Even though we, because of our background, see the shocking clarity of the end of the law for Christians, those who still see a function for the law are not heretics. One can disagree with a particular interpretation of a particular pastor while still being a true brother or sister. 


Also, the theology of some Presbyterian churches has a structure that is called “covenant theology”, and they see the law as having a function for the church as a rule of faith and practice. We at Life Assurance Ministries see this structure as flawed and prefer what you have discovered in our videos and other materials: a new covenant perspective that depends upon Galatians and Hebrews and the epistles to understand that Jesus has fulfilled the law, and according to 2 Corinthians 3, we now live in the covenant of the Spirit. Nevertheless, a Presbyterian church that teaches Scripture is likely preferable to a church that teaches more topically and not verse-by-verse. Within Christianity, the differences in “structure” such as covenant theology, new covenant theology, and dispensationalism all teach the true gospel of the Lord Jesus. Even though we, because of our background, see the shocking clarity of the end of the law for Christians, those who still see a function for the law are not heretics. One can disagree with a particular interpretation of a particular pastor while still being a true brother or sister. 

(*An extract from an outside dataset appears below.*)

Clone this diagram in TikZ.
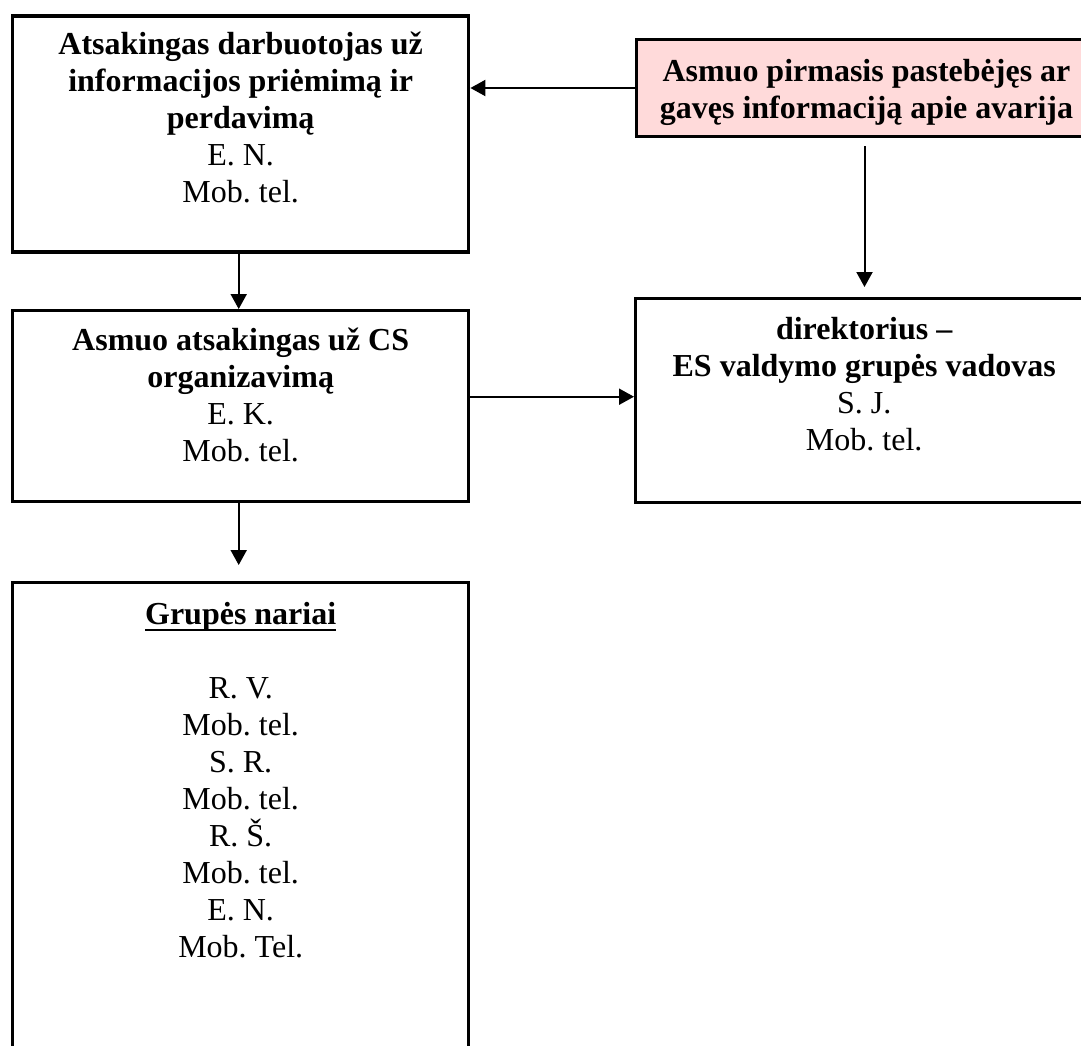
\documentclass[tikz,border=0pt]{standalone}
\usepackage{fontspec}
\setmainfont{Liberation Serif}
\frenchspacing
\usetikzlibrary{arrows.meta}
\definecolor{pinkfill}{RGB}{255,218,218}
\newcommand\myul[1]{\setbox0\hbox{#1}\rlap{\rule[-6pt]{\wd0}{1.8pt}}\box0}
\newcommand\boxtext[4]{\parbox[c][#2][t]{#1}{\fontsize{32}{37}\selectfont\frenchspacing\centering\rule{0pt}{#3}#4}}
\tikzset{
  boxnode/.style={draw=black, line width=3.4pt, inner sep=0pt, rectangle, anchor=north west},
  conn/.style={line width=2pt, -{Triangle[length=15pt,width=16pt]}}
}
\begin{document}
\begin{tikzpicture}[x=1pt,y=1pt]
\useasboundingbox (0,0) rectangle (1081,-1045);
\clip (0,0) rectangle (1081,-1045);
\fill[white] (0,0) rectangle (1081,-1045);

\node[boxnode] (b1) at (11,-14.3) {\boxtext{456pt}{236pt}{38pt}{\textbf{Atsakingas darbuotojas už}\\\textbf{informacijos priėmimą ir}\\\textbf{perdavimą}\\E. N.\\Mob. tel.}};

\node[boxnode, fill=pinkfill, line width=3pt] (p) at (635,-38) {\boxtext{460pt}{97pt}{42pt}{\textbf{Asmuo pirmasis pastebėjęs ar}\\\textbf{gavęs informaciją apie avarija}}};

\node[boxnode] (m) at (11,-309) {\boxtext{456pt}{191pt}{40pt}{\textbf{Asmuo atsakingas už CS}\\\textbf{organizavimą}\\E. K.\\Mob. tel.}};

\node[boxnode] (mr) at (634,-297) {\boxtext{457pt}{204pt}{41pt}{\textbf{direktorius –}\\\textbf{ES valdymo grupės vadovas}\\S. J.\\Mob. tel.}};

\node[boxnode] (g) at (11,-581) {\boxtext{456pt}{480pt}{42pt}{\myul{\textbf{Grupės nariai}}\\[37pt]R. V.\\Mob. tel.\\S. R.\\Mob. tel.\\R. Š.\\Mob. tel.\\E. N.\\Mob. Tel.}};

\draw[conn] (p.west) -- (p.west -| b1.east);
\draw[conn] ([xshift=-2pt]b1.south) -- ([xshift=-2pt]m.north);
\draw[conn, shorten <=8pt, shorten >=10pt] ([xshift=-2pt]p.south) -- ([xshift=-2pt]p.south |- mr.north);
\draw[conn] ([yshift=9.5pt]m.east) -- ([yshift=9.5pt]m.east -| mr.west);
\draw[conn, shorten >=16pt] ([xshift=-2pt]m.south) -- ([xshift=-2pt]g.north);
\end{tikzpicture}
\end{document}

The secret is to find a church that honors Scripture and teaches straight from it. Then, as we have done to come out of Adventism, we have to study Scripture ourselves and test what we hear taught just to make sure it agrees with the rest of Scripture. We have to continue to be Bereans! 

This audio recording of our pastor giving a talk at our FAF conference in 2007 on “How to Choose A Church” may be helpful to you: http://lifeassuranceministries.org/faf2007/GaryInrig2007.mp3

Meanwhile, surround yourself with people and material that help you “unpack” your Adventist understanding. It does take years, but God is faithful and does NOT trick us!

I pray the Lord will show you His grace and mercy and open His word to you increasingly.